Ms Tapp, now an Australian para-triathlete, had claimed rain in the lead-up to the event made the competition arena dangerous and the rodeo should have been cancelled after several riders fell before her.
Hunter Zone ABCRA director Darren Shorten gave evidence in the original eight-day court hearing in 2018 that he was approached by another competitor, John Stanton, who had fallen and raised concerns about the ground getting slippery.
After a meeting of organisers and a judge, a decision was made to continue.
Following a second complaint by Mr Stanton, organisers made an announcement over the loud speaker.
"Any rider who wishes to withdraw from the event can withdraw and they will get their money back or riders can compete at their own risk," it said.

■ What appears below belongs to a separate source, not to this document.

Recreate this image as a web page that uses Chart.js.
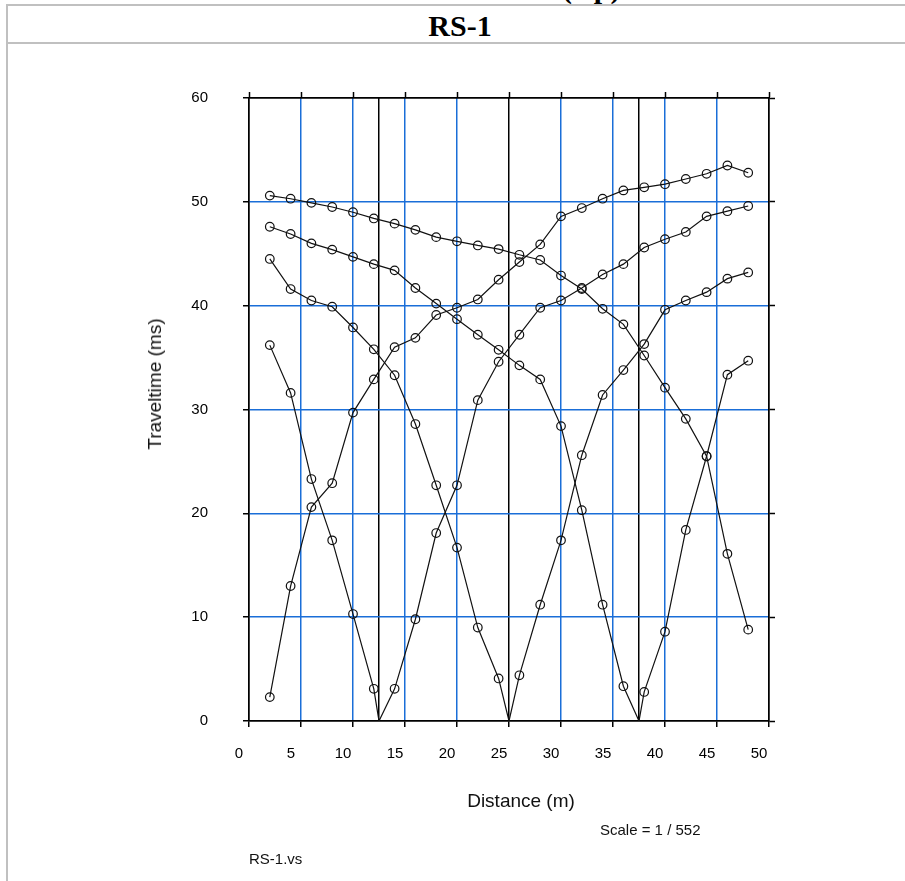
<!DOCTYPE html>
<html>
<head>
<meta charset="utf-8">
<title>RS-1</title>
<script src="https://cdn.jsdelivr.net/npm/chart.js@4.4.1/dist/chart.umd.min.js"></script>
<style>
  body {
    margin: 0;
    width: 905px;
    height: 881px;
    overflow: hidden;
    position: relative;
    background: #fff;
    font-family: "Liberation Sans", Arial, sans-serif;
  }
  .rule { position: absolute; background: #c0c0c0; }
  .serifTitle {
    position: absolute;
    left: 0;
    width: 920px;
    text-align: center;
    font-family: "Liberation Serif", "Times New Roman", serif;
    font-weight: bold;
    font-size: 30px;
    line-height: 30px;
    color: #000;
    white-space: nowrap;
  }
  .txt { position: absolute; color: #111; white-space: nowrap; z-index: 2; }
  #chartCanvas { position: absolute; left: 0; top: 0; z-index: 1; }
</style>
</head>
<body>
<!-- table frame -->
<div class="rule" style="left:6px; top:4px; right:0; height:2px;"></div>
<div class="rule" style="left:6px; top:42px; right:0; height:2px;"></div>
<div class="rule" style="left:6px; top:4px; width:2px; bottom:0;"></div>

<div class="serifTitle" style="top:-27px;">Travel Time Curves (Vp)</div>
<div class="serifTitle" style="top:11px;">RS-1</div>

<canvas id="chartCanvas" width="905" height="881"></canvas>

<div class="txt" style="left:155px; top:384px; font-size:19px; transform:translate(-50%,-50%) rotate(-90deg);">Traveltime (ms)</div>
<div class="txt" style="left:521px; top:801px; font-size:19px; transform:translate(-50%,-50%);">Distance (m)</div>
<div class="txt" style="left:600px; top:829px; font-size:15px; transform:translate(0,-50%);">Scale = 1 / 552</div>
<div class="txt" style="left:249px; top:858px; font-size:15px; transform:translate(0,-50%);">RS-1.vs</div>

<script>
// receiver positions (m) and shot positions (m)
const receivers = [2, 4, 6, 8, 10, 12, 14, 16, 18, 20, 22, 24, 26, 28, 30, 32, 34, 36, 38, 40, 42, 44, 46, 48];
const shotPositions = [0, 12.5, 25, 37.5, 50];

// traveltimes (ms) at each receiver, one list per shot
const timesShot0 = [2.3, 13.0, 20.6, 22.9, 29.7, 32.9, 36.0, 36.9, 39.1, 39.8, 40.6, 42.5, 44.2, 45.9, 48.6, 49.4, 50.3, 51.1, 51.4, 51.7, 52.2, 52.7, 53.5, 52.8];
const timesShot12 = [36.2, 31.6, 23.3, 17.4, 10.3, 3.1, 3.1, 9.8, 18.1, 22.7, 30.9, 34.6, 37.2, 39.8, 40.5, 41.7, 43.0, 44.0, 45.6, 46.4, 47.1, 48.6, 49.1, 49.6];
const timesShot25 = [44.5, 41.6, 40.5, 39.9, 37.9, 35.8, 33.3, 28.6, 22.7, 16.7, 9.0, 4.1, 4.4, 11.2, 17.4, 25.6, 31.4, 33.8, 36.3, 39.6, 40.5, 41.3, 42.6, 43.2];
const timesShot37 = [47.6, 46.9, 46.0, 45.4, 44.7, 44.0, 43.4, 41.7, 40.2, 38.7, 37.2, 35.75, 34.25, 32.9, 28.4, 20.3, 11.2, 3.35, 2.8, 8.6, 18.4, 25.5, 33.35, 34.7];
const timesShot50 = [50.6, 50.3, 49.9, 49.5, 49.0, 48.4, 47.9, 47.3, 46.6, 46.2, 45.8, 45.45, 44.9, 44.4, 42.9, 41.6, 39.7, 38.2, 35.2, 32.1, 29.1, 25.5, 16.1, 8.8];
const allTimes = [timesShot0, timesShot12, timesShot25, timesShot37, timesShot50];

// axis ticks
const xTickValues = [0, 5, 10, 15, 20, 25, 30, 35, 40, 45, 50];
const yTickValues = [0, 10, 20, 30, 40, 50, 60];

const BLUE = "#1a6ed8";
const BLACK = "#000000";
const FONT = "'Liberation Sans', Arial, sans-serif";

const xMin = xTickValues[0];
const xMax = xTickValues[xTickValues.length - 1];
const yMin = yTickValues[0];
const yMax = yTickValues[yTickValues.length - 1];

// shots that lie inside the spread get a zero-time point on their curve
const innerShots = shotPositions.filter((s) => s > xMin && s < xMax);

function buildCurve(shot, times) {
  const pts = receivers.map((x, i) => ({ x: x, y: times[i] }));
  if (innerShots.includes(shot)) {
    pts.push({ x: shot, y: 0 });
  }
  pts.sort((a, b) => a.x - b.x);
  return pts;
}

const datasets = shotPositions.map((shot, i) => ({
  label: "Shot " + shot,
  data: buildCurve(shot, allTimes[i]),
  showLine: true,
  borderColor: "#111",
  borderWidth: 1.2,
  tension: 0,
  pointRadius: (ctx) => (ctx.raw && ctx.raw.x === shot && ctx.raw.y === 0 ? 0 : 4.3),
  pointBorderColor: "#111",
  pointBorderWidth: 1.2,
  pointBackgroundColor: "rgba(255,255,255,0)",
}));

function toTicks(values) {
  return values.map((v) => ({ value: v }));
}

// tick list for the bottom axis: every 5 m plus the inner shot lines, no duplicates
const xGridValues = [...new Set(xTickValues.concat(innerShots))].sort((a, b) => a - b);

function xGridColor(ctx) {
  if (!ctx.tick) return BLUE;
  const v = ctx.tick.value;
  if (v === xMin || v === xMax || innerShots.includes(v)) return BLACK;
  return BLUE;
}
function yGridColor(ctx) {
  if (!ctx.tick) return BLUE;
  const v = ctx.tick.value;
  return v === yMin || v === yMax ? BLACK : BLUE;
}

new Chart(document.getElementById("chartCanvas"), {
  type: "scatter",
  data: { datasets: datasets },
  options: {
    responsive: false,
    animation: false,
    events: [],
    layout: { padding: { left: 189, right: 126, top: 88, bottom: 100 } },
    plugins: { legend: { display: false }, tooltip: { enabled: false } },
    scales: {
      x: {
        type: "linear",
        position: "bottom",
        min: xMin,
        max: xMax,
        afterBuildTicks: (axis) => {
          axis.ticks = toTicks(xGridValues);
        },
        afterFit: (axis) => {
          axis.height = 60;
        },
        ticks: {
          autoSkip: false,
          maxRotation: 0,
          padding: 18,
          labelOffset: -10,
          color: "#000",
          font: { family: FONT, size: 15 },
          callback: (v) => (xTickValues.includes(v) ? String(v) : ""),
        },
        grid: {
          color: xGridColor,
          lineWidth: 1.5,
          tickLength: 6,
          tickWidth: 1.5,
          tickColor: (ctx) => (ctx.tick && xTickValues.includes(ctx.tick.value) ? BLACK : "rgba(0,0,0,0)"),
        },
        border: { color: BLACK, width: 1.5 },
      },
      xTop: {
        type: "linear",
        position: "top",
        min: xMin,
        max: xMax,
        afterBuildTicks: (axis) => {
          axis.ticks = toTicks(xTickValues);
        },
        afterFit: (axis) => {
          axis.height = 10;
        },
        ticks: { display: false },
        grid: { drawOnChartArea: false, tickLength: 6, tickWidth: 1.5, tickColor: BLACK, color: BLACK },
        border: { color: BLACK, width: 1.5 },
      },
      y: {
        type: "linear",
        position: "left",
        min: yMin,
        max: yMax,
        afterBuildTicks: (axis) => {
          axis.ticks = toTicks(yTickValues);
        },
        afterFit: (axis) => {
          axis.width = 60;
        },
        ticks: {
          padding: 35,
          color: "#000",
          font: { family: FONT, size: 15 },
        },
        grid: {
          color: yGridColor,
          lineWidth: 1.5,
          tickLength: 6,
          tickWidth: 1.5,
          tickColor: BLACK,
        },
        border: { color: BLACK, width: 1.5 },
      },
      yRight: {
        type: "linear",
        position: "right",
        min: yMin,
        max: yMax,
        afterBuildTicks: (axis) => {
          axis.ticks = toTicks(yTickValues);
        },
        afterFit: (axis) => {
          axis.width = 10;
        },
        ticks: { display: false },
        grid: { drawOnChartArea: false, tickLength: 6, tickWidth: 1.5, tickColor: BLACK, color: BLACK },
        border: { color: BLACK, width: 1.5 },
      },
    },
  },
});
</script>
</body>
</html>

Ms Tapp, who was the last rider to compete, was unaware the event had been suspended due to a previous fall and did not hear the loudspeaker announcement.
She was also unaware of Mr Stanton's approaches expressing his view that the competition should be stopped.
After the fall, Ms Tapp - who had competed in campdrafting since she was six years old - spent eight months in hospital and three years in rehabilitation.
"The plaintiff's claim in negligence against the organiser of the event failed on the evidence. In substance she failed to establish why her horse fell," Justice Basten said.
"It may be accepted that the horse slipped or slid, but precisely why that happened remained obscure."
A spokeswoman for Ms Tapp's lawyers, Commins Hendricks, said the decision sends a "clear message" that people involved in recreational activities should obtain their own personal injury insurance, including income protection.
She called on the NSW government to urgently revisit the issue to protect people injured through no fault of their own.
"The effect of this decision is that any person who might be injured in participating in a dangerous recreational activity has no entitlement to damages even if the injury is caused by the negligence of the organisation conducting the event, including a failure to follow its own rules," she said.
"It has become clear that the interpretation of a dangerous recreational activity is being widely applied and could incorporate activities including common recreational activities such as bike riding, motorbike riding, horse riding, riding for the disabled, football, netball, water skiing and similar such activities."